Synopsis: Harvey Shine (Dustin Hoffman) is an aging New York jingle writer, who is on the verge of losing his job. He heads over to London for the wedding of his daughter, Susan, (Liane Balaban) promising to return for an important meeting. When he misses his return plane and gets fired he drowns his sorrows in a bar where he meets Kate (Emma Thomson). She’s forty-something, has virtually given up on love, and is plagued by a needy aging mother (Eileen Atkins). Just how the rest of Harvey’s London trip pans out will spell major life-affirming changes for him.

Critics have been divided on this one, some calling it an inconsequential waste of talented actors, others loving the fact that it takes older people and looks at the possibility of them falling in love in an unashamedly romantic way. I’m firmly with the latter camp. Last Chance Harvey is a refreshing change to see two people getting on in years who can still flirt and are game enough to grab at opportunities life throws them.

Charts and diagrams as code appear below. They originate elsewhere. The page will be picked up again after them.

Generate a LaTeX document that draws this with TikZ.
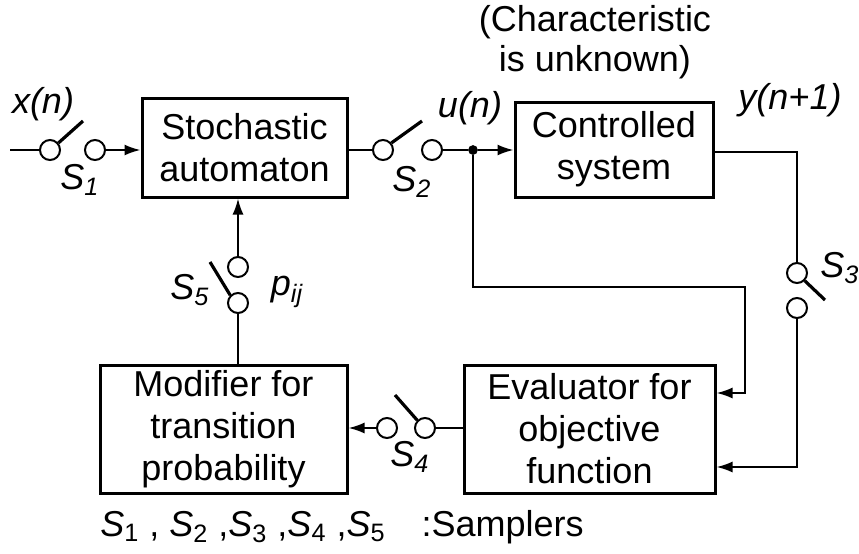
\documentclass[tikz,border=0pt]{standalone}
\usepackage{fontspec}
\setmainfont{Liberation Sans}
\usetikzlibrary{arrows.meta, positioning, calc}

\tikzset{
  blk/.style={draw, line width=1.5pt, align=center, inner sep=0pt, font=\fontsize{18}{21}\selectfont},
  sw/.style={draw, circle, line width=1pt, minimum size=10pt, inner sep=0pt},
  wire/.style={line width=1pt},
  sig/.style={line width=1pt, -{Latex[length=8pt,width=5.5pt]}},
  lever/.style={line width=1.6pt},
  lbl/.style={font=\fontsize{18}{21}\selectfont\itshape, inner sep=0pt},
}

\begin{document}
\begin{tikzpicture}[x=0.5pt, y=-0.5pt]
            \useasboundingbox (0,0) rectangle (859,553);

            % Blocks
            \node[blk, minimum width=102.5pt, minimum height=49.5pt] (auto) at (244.5,147.5) {Stochastic\\automaton};
            \node[blk, minimum width=99pt, minimum height=47.5pt] (ctrl) at (614,149.5) {Controlled\\system};
            \node[blk, minimum width=125.5pt, minimum height=64pt] (eval) at (589.5,429) {Evaluator for\\objective\\function};
            \node[blk, minimum width=123.5pt, minimum height=64pt] (modi) at (223.5,429) {Modifier for\\transition\\probability};

            % Samplers
            \node[sw] (s1a) at (50,150) {};
            \node[sw] (s1b) at (95,150) {};
            \node[sw] (s2a) at (383,150) {};
            \node[sw] (s2b) at (432,150) {};
            \node[sw] (s3a) at (797,273) {};
            \node[sw] (s3b) at (797,308) {};
            \node[sw] (s4a) at (425,428) {};
            \node[sw] (s4b) at (387,428) {};
            \node[sw] (s5a) at (238,303) {};
            \node[sw] (s5b) at (238,267) {};
            \node[draw, circle, fill, line width=0.8pt, minimum size=4pt, inner sep=0pt] (jn) at (473,150) {};

            \coordinate (xin) at (10,150);
            \coordinate (lev1) at (83,121);
            \coordinate (lev2) at (422,121);
            \coordinate (lev3) at (825,300);
            \coordinate (lev4) at (395,395);
            \coordinate (lev5) at (210,262);
            \coordinate (fb1) at (745,287);

            % Levers
            \draw[lever] (s1a.40) -- (lev1);
            \draw[lever] (s2a.40) -- (lev2);
            \draw[lever] (s3a.-45) -- (lev3);
            \draw[lever] (s4a.135) -- (lev4);
            \draw[lever] (s5a.135) -- (lev5);

            % Connections
            \draw[wire] (xin) -- (s1a);
            \draw[sig] (s1b) -- (s1b -| auto.west);
            \draw[wire] (auto.east |- s2a) -- (s2a);
            \draw[wire] (s2b) -- (jn);
            \draw[sig] (jn) -- (jn -| ctrl.west);
            \draw[sig] (jn) |- (fb1) |- ($(eval.east)+(0,-36)$);
            \draw[wire] (ctrl.east |- 0,152) -| (s3a);
            \draw[sig] (s3b) |- ($(eval.east)+(0,38)$);
            \draw[wire] (eval.west |- s4a) -- (s4a);
            \draw[sig] (s4b) -- (s4b -| modi.east);
            \draw[wire] (s5a |- modi.north) -- (s5a);
            \draw[sig] (s5b) -- (s5b |- auto.south);

            % Labels
            \node[lbl] (xn) at (43,104) {x(n)};
            \node[lbl] (un) at (470,108) {u(n)};
            \node[lbl] (yn) at (790,100) {y(n+1)};
            \node[lbl] (l1) at (80,180) {S\textsubscript{1}};
            \node[lbl] (l2) at (412,182) {S\textsubscript{2}};
            \node[lbl] (l3) at (840,268) {S\textsubscript{3}};
            \node[lbl] (l4) at (410,457) {S\textsubscript{4}};
            \node[lbl] (l5) at (190,290) {S\textsubscript{5}};
            \node[lbl] (pij) at (287,292) {p\textsubscript{ij}};
            \node[align=center, inner sep=0pt, font=\fontsize{18}{20}\selectfont] (note) at (595,42) {(Characteristic\\is unknown)};
            \node[anchor=west, inner sep=0pt, font=\fontsize{18}{21}\selectfont] (foot) at (100,527)
              {\textit{S}\textsubscript{1} , \textit{S}\textsubscript{2} ,\textit{S}\textsubscript{3} ,\textit{S}\textsubscript{4} ,\textit{S}\textsubscript{5}\quad :Samplers};
        \end{tikzpicture}
\end{document}
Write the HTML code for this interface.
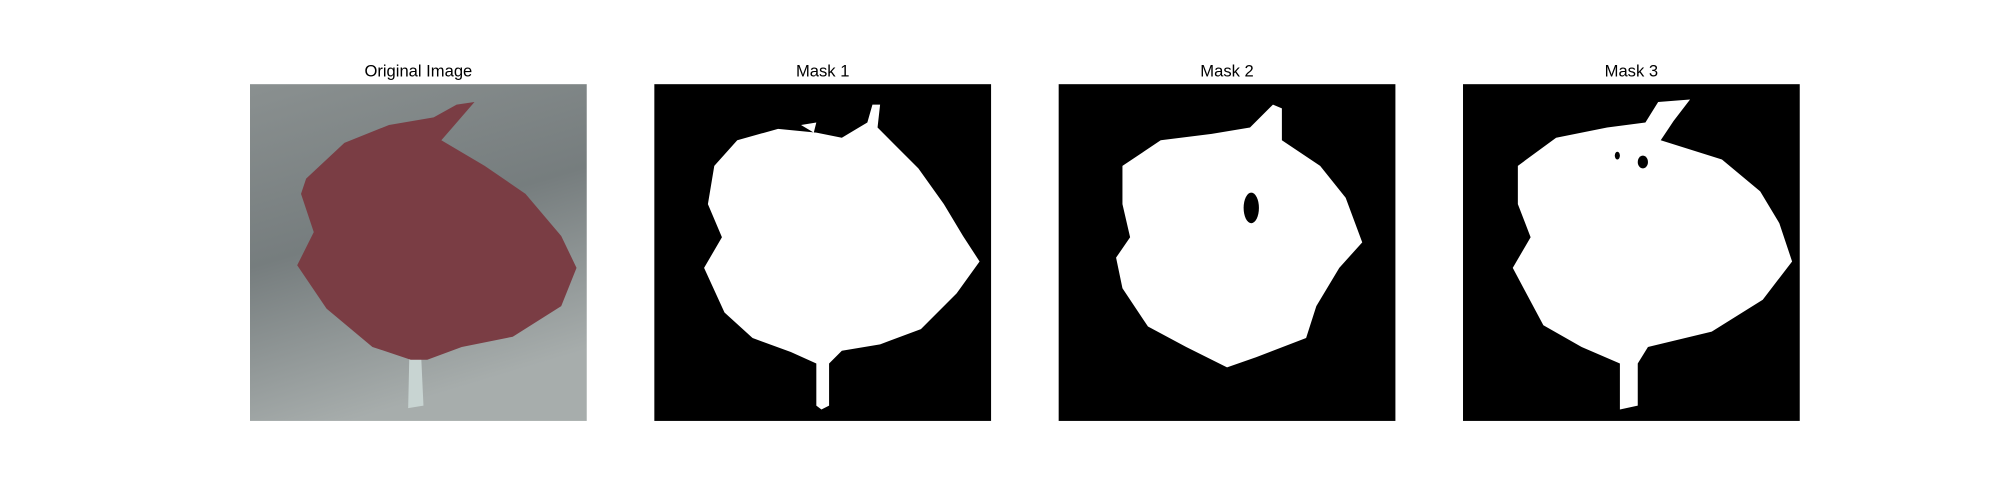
<!DOCTYPE html>
<html><head><meta charset="utf-8"><style>html,body{margin:0;padding:0;background:#fff}svg{display:block}</style></head>
<body>
<svg width="2000" height="500" viewBox="0 0 1568 392" xmlns="http://www.w3.org/2000/svg" font-family="Liberation Sans, DejaVu Sans, sans-serif">
<defs>
<linearGradient id="bg" x1="0" y1="0" x2="0.3" y2="1">
<stop offset="0" stop-color="#8a9090"/><stop offset="0.5" stop-color="#767d7e"/><stop offset="1" stop-color="#a7adac"/>
</linearGradient>
</defs>
<g>
<text x="328" y="60" font-size="13" text-anchor="middle">Original Image</text>
<rect x="196" y="66" width="264" height="264" fill="url(#bg)"/>
<path d="M321,275 L330,275 L332,318 L320,320 Z" fill="#c8d4d2"/>
<path d="M240,140 L270,112 L305,98 L340,92 L358,82 L372,80 L346,110 L380,130 L412,152 L440,185 L452,210 L440,240 L402,264 L362,272 L335,282 L322,282 L292,272 L256,242 L233,208 L246,182 L236,152 Z" fill="#7a3d44"/>
</g>
<g>
<text x="645" y="60" font-size="13" text-anchor="middle">Mask 1</text>
<rect x="513" y="66" width="264" height="264" fill="#000"/>
<path d="M560,130 L578,110 L610,101 L640,104 L660,108 L680,96 L684,82 L690,82 L688,100 L700,112 L720,132 L740,160 L755,185 L768,205 L750,230 L722,258 L690,270 L660,275 L650,285 L650,318 L644,321 L640,318 L640,285 L620,276 L590,265 L568,245 L552,210 L566,186 L555,160 Z M628,98 L640,96 L638,104 Z" fill="#fff"/>
</g>
<g>
<text x="962" y="60" font-size="13" text-anchor="middle">Mask 2</text>
<rect x="830" y="66" width="264" height="264" fill="#000"/>
<path d="M880,130 L910,110 L950,105 L980,100 L998,82 L1005,85 L1005,110 L1035,130 L1055,155 L1068,190 L1050,210 L1032,240 L1024,265 L985,280 L962,288 L930,272 L900,256 L880,226 L875,202 L886,186 L880,160 Z" fill="#fff"/>
<ellipse cx="981" cy="163" rx="6" ry="12" fill="#000"/>
</g>
<g>
<text x="1279" y="60" font-size="13" text-anchor="middle">Mask 3</text>
<rect x="1147" y="66" width="264" height="264" fill="#000"/>
<path d="M1190,130 L1220,108 L1260,100 L1290,96 L1300,80 L1325,78 L1312,95 L1302,110 L1350,125 L1380,150 L1395,175 L1405,205 L1382,235 L1342,260 L1292,272 L1284,285 L1284,318 L1270,321 L1270,285 L1240,272 L1210,255 L1186,210 L1200,186 L1190,160 Z" fill="#fff"/>
<ellipse cx="1268" cy="122" rx="2" ry="3" fill="#000"/>
<ellipse cx="1288" cy="127" rx="4" ry="5" fill="#000"/>
</g>
</svg>
</body></html>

Two fine performers propel the film and the chemistry between their characters is tremendous. Hoffman is, of course, one of his era’s finest actors, and whilst his glory days may be behind him, his interpretation of Harvey brings out every nuance of this infuriating but sympathetic man. There are many scenes early on in which Harvey, an outsider at his own daughter’s wedding, manages to make so many social gaffes, and yet we feel for him, especially when Brian (James Brolin), Susan’s stepfather, is chosen to give away the bride. Harvey’s vulnerability, combined with his desperate and haunting awareness that everything is slipping by him, is something so many of us of a certain age can relate to. Clever use of the camera reinforces Harvey’s aloneness, such as the scene in which we see his tiny figure from a distance, staring out of the airport window. Many of the humiliations he endures would break a person’s spirit, and yet the man’s inner courage and intelligence carry him through, along with the uplifting way in which meeting with Kate brings out the positive energy within him.

His perfect foil, Kate, is at times brittle, berating herself for being a bitch, but equally our hearts bleed for her as she is set up for a blind date by colleagues, only to have the man in question meet younger friends and virtually ignore her. She is guarded, afraid of opening up to love, but when Harvey asks her to lunch with him and she hears true revelations from him, some honest and self-deprecating, as opposed to pick-up lines, she starts to soften. Scenes of them talking and walking along the Thames are almost Parisian in their soft romantic quality, but fortunately they never cross over into mawkish sentimentality. The dialogue is witty, mature and believable.

The plot gets a little predictable towards the end, with a scheduled meeting being thwarted by fate, and we feel, yes, we’ve seen this before. Nevertheless there is a freshness to the story that is no doubt thanks to these two tremendous actors speaking to us of real life, not the usual perfect twenty-something people who feel love is their exclusive province and who populate our screens in never-ending supply. Watch out for the cute sub-plot involving Kate’s sticky-beak paranoid mother and the next door neighbour that also makes for a warm fuzzy feeling in this really lovely film.